Reprint permission from the October 7, 2002 issue of Crain's Chicago Business.
The bar association has always resisted any effort to require lawyers to expose their criminal clients and, morally equivocating yet again, the association is pressing Congress to rethink the efficacy of the law it just passed with overwhelming bipartisan support.
The statute seems easy enough to live with. It doesn't demand that the lawyer swear out a warrant, or even appear on Larry King's show, but only that he report evidence of wrongdoing to senior officers of a corporate client and, if their response doesn't seem appropriate, then to the company's outside directors or to its entire board. A lawyer who doesn't comply runs the risk of being barred from practice before the Securities and Exchange Commission (SEC).
The SEC has been given the job of spelling out a lawyer's responsibilities under the new law. Chairman Harvey L. Pitt understands that lawyers who represent public companies are supposed to serve their shareholders, not just corporate management, or they become complicit in their clients' frauds.
Despite the corporate crime wave, the American Bar Assn. (ABA) bemoans the enactment of ethics rules into law. And it's already lobbying Congress to adopt "corrective legislation" that would rescind the recently passed act's intrusion into the state-by-state regulation of lawyers.
But the organized bar can't be trusted to do the right thing.
Months ago, the ABA's governing body decisively rejected a model ethics rule that would have permitted a lawyer to blow the whistle on a client who plans to use the lawyer's services to perpetrate a fraud. The watered-down model rule, which was eventually passed, does nothing more than perpetuate a lawyer's right to reveal information he deems necessary to prevent bodily harm.
Everyone agrees that preserving client confidences is indispensable to the fair administration of justice. If a client is afraid to tell his lawyer all he needs to know, the lawyer can't possibly represent his interests as vigorously as he should or mount the most effective defense.

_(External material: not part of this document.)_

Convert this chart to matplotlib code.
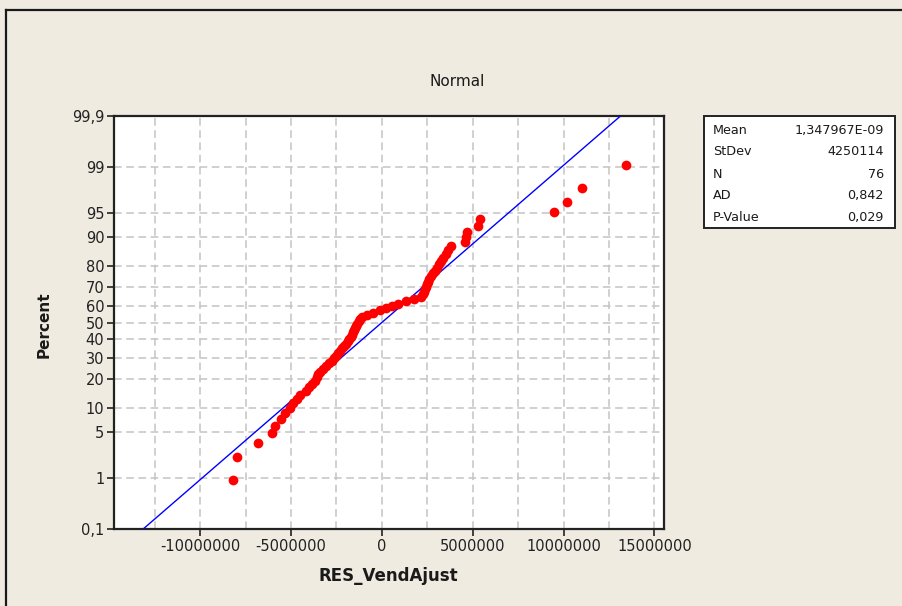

But a client who is out to hurt people forfeits the right to secrecy. And it's not enough that a lawyer be permitted to speak out when a client is about to commit a crime. As a public citizen, the lawyer should be duty-bound to turn the client in, lest he become an unwilling accomplice.
Fortunately, the ABA's model ethics rules aren't binding on lawyers. And 41 jurisdictions, Illinois among them, have adopted a fraud exception to the attorney-client privilege. The Illinois rule lets lawyers here turn their clients in if they believe they're about to commit a crime, but even in Illinois, disclosure is not mandatory.
The ABA and other opponents of a compulsory disclosure rule talk a good game. They fear that clients won' t trust their lawyers as much as they should, and might withhold the information that lawyers need to do their jobs.
But the ABA's thinking is colored by self-interest. The association sees the ban against publicly disclosing confidential information as a shield protecting lawyers from claims that they should have taken steps to safeguard victims from their clients' fraud. And the ABA isn't eager to impose new duties on lawyers; particularly duties that might open them up to lawsuits or compromise their livelihoods.
Without the threat of disclosure, it's tough to persuade miscreant clients to follow the law. Now that the profession has had its chance to police itself and failed, the government's first step at policing lawyers is the right step.